Kedar Katuwal raised few points as follows:

  • What type of constitutions should Nepal need to have ?
  • Why nationalism becomes weak in Loktantra ?
  • What are the defects of the 1990 Constitution?
  • Why Mallik Commission was not implemented?
  • What is impact of armed insurgency on politics and economy?
  • What would happened under current state of affairs (while there is no constitution) ?
  • And why Interim Constitution failed to project about the current political deadlock? Was there any hidden motives

Ambar B. Khadka, Teacher, suggested that why don't you provide such trainings to political leaders as they are the part of the problem not citizens like us. He also said that everyone should respect rule of law.

Dandi Raj, UCPN (Maoist) said that we should not have more than four federal states but within those four states we should have 15 sub-states. Federal states should be named after the symbols of national importance.

Mahendra P. Rauniyar warned that we should ensure that Nepali state should not be put in danger in the name of federalism.
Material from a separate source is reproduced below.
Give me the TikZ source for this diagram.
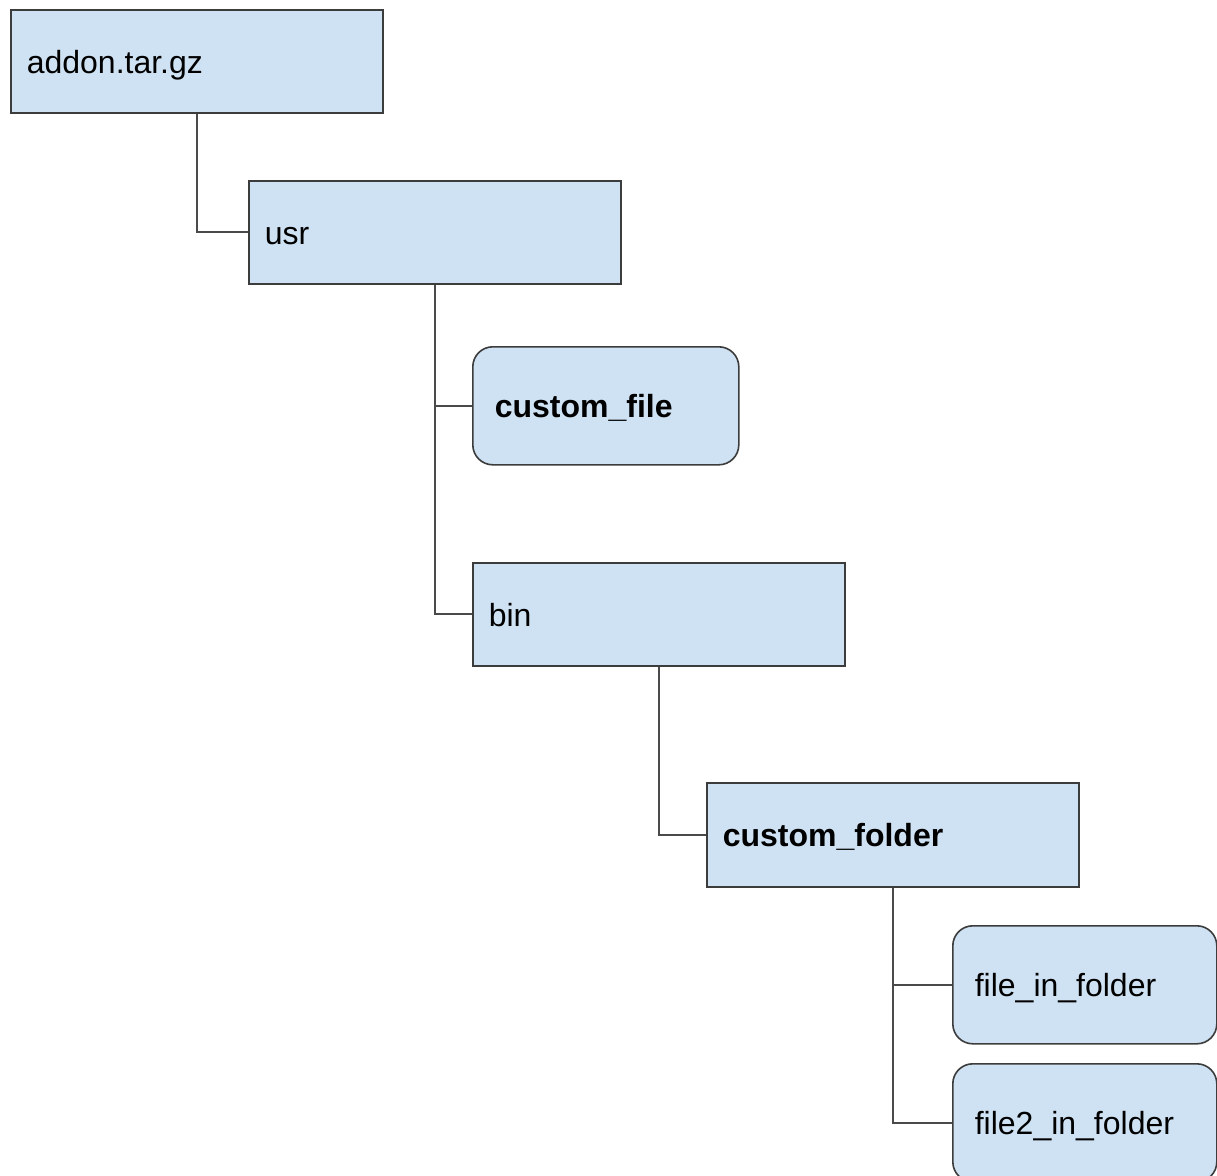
\documentclass[tikz,border=0pt]{standalone}
\usepackage{fontspec}
\setmainfont{Liberation Sans}
\definecolor{boxfill}{HTML}{CFE2F3}
\definecolor{boxline}{HTML}{3C3C3C}
\definecolor{connline}{HTML}{4A4A4A}
\begin{document}
\begin{tikzpicture}[x=1pt,y=-1pt,
  box/.style={draw=boxline, fill=boxfill, line width=1.6pt, anchor=north west,
    inner xsep=16pt, inner ysep=0pt, align=left,
    font=\fontsize{32}{38}\selectfont, text height=24pt, text depth=0pt},
  filebox/.style={box, rounded corners=20pt, inner xsep=22pt},
  conn/.style={draw=connline, line width=1.8pt}]
\clip (0,0) rectangle (1217,1175);
\fill[white] (0,0) rectangle (1217,1175);
\node[box, text width=340pt, minimum height=103pt] (addon) at (10,9) {addon.tar.gz};
\node[box, text width=340pt, minimum height=103pt] (usr) at (248,180) {usr};
\node[filebox, text width=222pt, minimum height=118pt] (cfile) at (472,346) {\bfseries custom\_file};
\node[box, text width=340pt, minimum height=103pt] (bin) at (472,562) {bin};
\node[box, text width=340pt, minimum height=104pt] (cfolder) at (706,782) {\bfseries custom\_folder};
\node[filebox, text width=220pt, minimum height=118pt] (f1) at (952,925) {file\_in\_folder};
\node[filebox, text width=220pt, minimum height=118pt] (f2) at (952,1063) {file2\_in\_folder};
\draw[conn] (addon.south) |- (usr.west);
\draw[conn] (usr.south) |- (cfile.west);
\draw[conn] (usr.south) |- (bin.west);
\draw[conn] (bin.south) |- (cfolder.west);
\draw[conn] (cfolder.south) |- (f1.west);
\draw[conn] (cfolder.south) |- (f2.west);
\end{tikzpicture}
\end{document}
Kumar Khadka, Teacher, said that while naming federal states, we should respect our symbols of national importance.

Tek Bahadur Pokhrel said that if we really wanted to work for Nepali people then we should think about nationalism not about political parties. The movement were carried out for peace and prosperity of all Nepali not for political parties and political agendas such as federalism that challenges the very existence of Nepali state.

Jeet Bahadur Karki said that we do not have statesman, we have political leaders who just work for their own interests.

Kumar Singh Karki, Teacher, said that we have to translate decentralization into action and people at large should be engaged/consulted in the policy making process. We need to generated jobs within our country rather than being too much dependent on remittance.

Sita Rai expressed her dissatisfaction that all these 'tantras' (Prajatantra, Loktantra). They are merely serving the interest of few elites/leaders


Freedom within the framework of rule of law can contribute toward political stability, enhance constitutional behavior and promote democratic political culture. To achieve these objectives, the broader focus should lay on education, that too, civic education. The programme in Beltar went very well. Participants got to know about important issues such as state, state building, inclusive democracy, federalism, forms of government, electoral process and many more. The conclusion of this seminar is that transformation requires at the multiple levels and a sustainable transformation can take place when it is backed up by proper mechanism.